Entretanto, é preciso tomar cuidado ao analisar tais parcerias e contribuições, por parte das empresas privadas. Enquanto, em alguns casos, como o das ciclovias e praças, o motivo é facilmente esclarecido – o de poder fazer publicidade no local -, em outros isso não fica tão claro, como é o exemplo da doação de veículos, feita por empresas como Fiat e Honda. De acordo com o prefeito, muitas dessas doações foram feitas “em nome da cidadania”, e nem sempre há a necessidade de uma compensação por parte de quem recebe algum produto ou serviço. Isso é algo perigoso de se dizer com relação a empresas privadas, que dificilmente vão tomar alguma atitude que não resulte em algum lucro para elas. Apesar de que possa ser difícil acreditar que realmente seja esse o motivo das doações, o programa de PPPs e privatizações de Doria tem atraído bastante atenção positiva da população e da mídia, então não é impossível que empresas queiram ter seus nomes atrelados a esse processo, que pode vir a definir uma nova cidade de São Paulo, mesmo que sem uma contrapartida por parte do poder público.
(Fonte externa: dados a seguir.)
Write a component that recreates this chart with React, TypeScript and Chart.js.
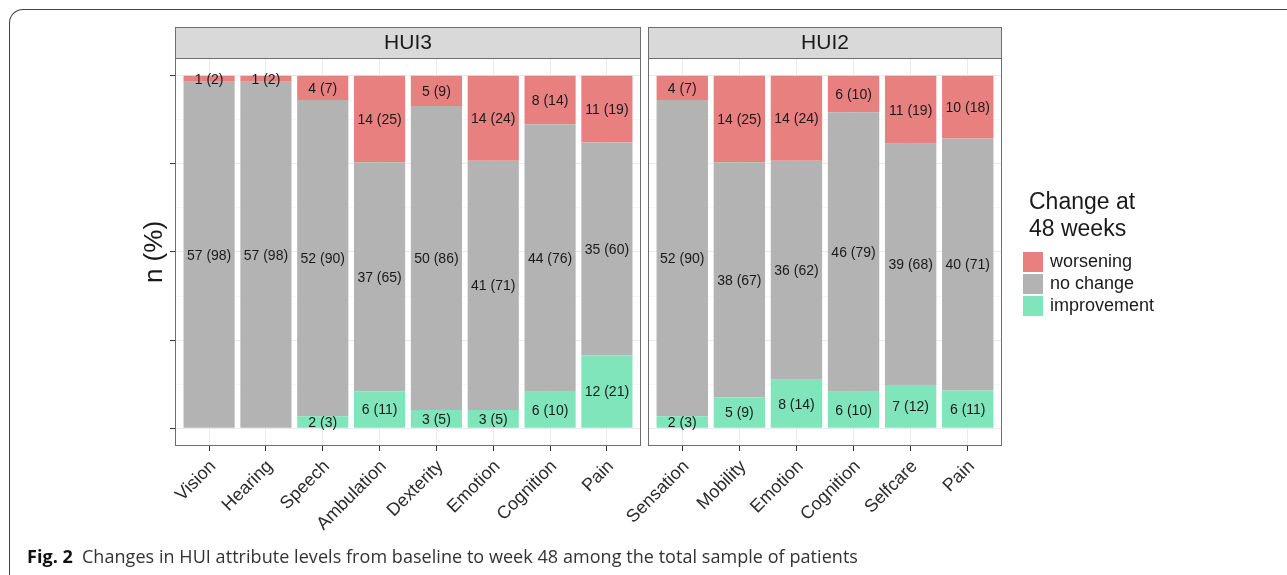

No cenário atual de crise que o Brasil enfrenta, muitas são as fontes de prejuízo que podem dificultar a recuperação da economia nacional, entre elas empresas estatais que apresentam resultados muito negativos no orçamento do país, graças a uma má gestão de recursos e força de trabalho. Por isso são necessárias iniciativas como as expostas neste artigo, à semelhança de alguns exemplos em que elas foram bem-sucedidas, para que seja possível que essa recuperação, tão esperada desde o início da década, tome lugar.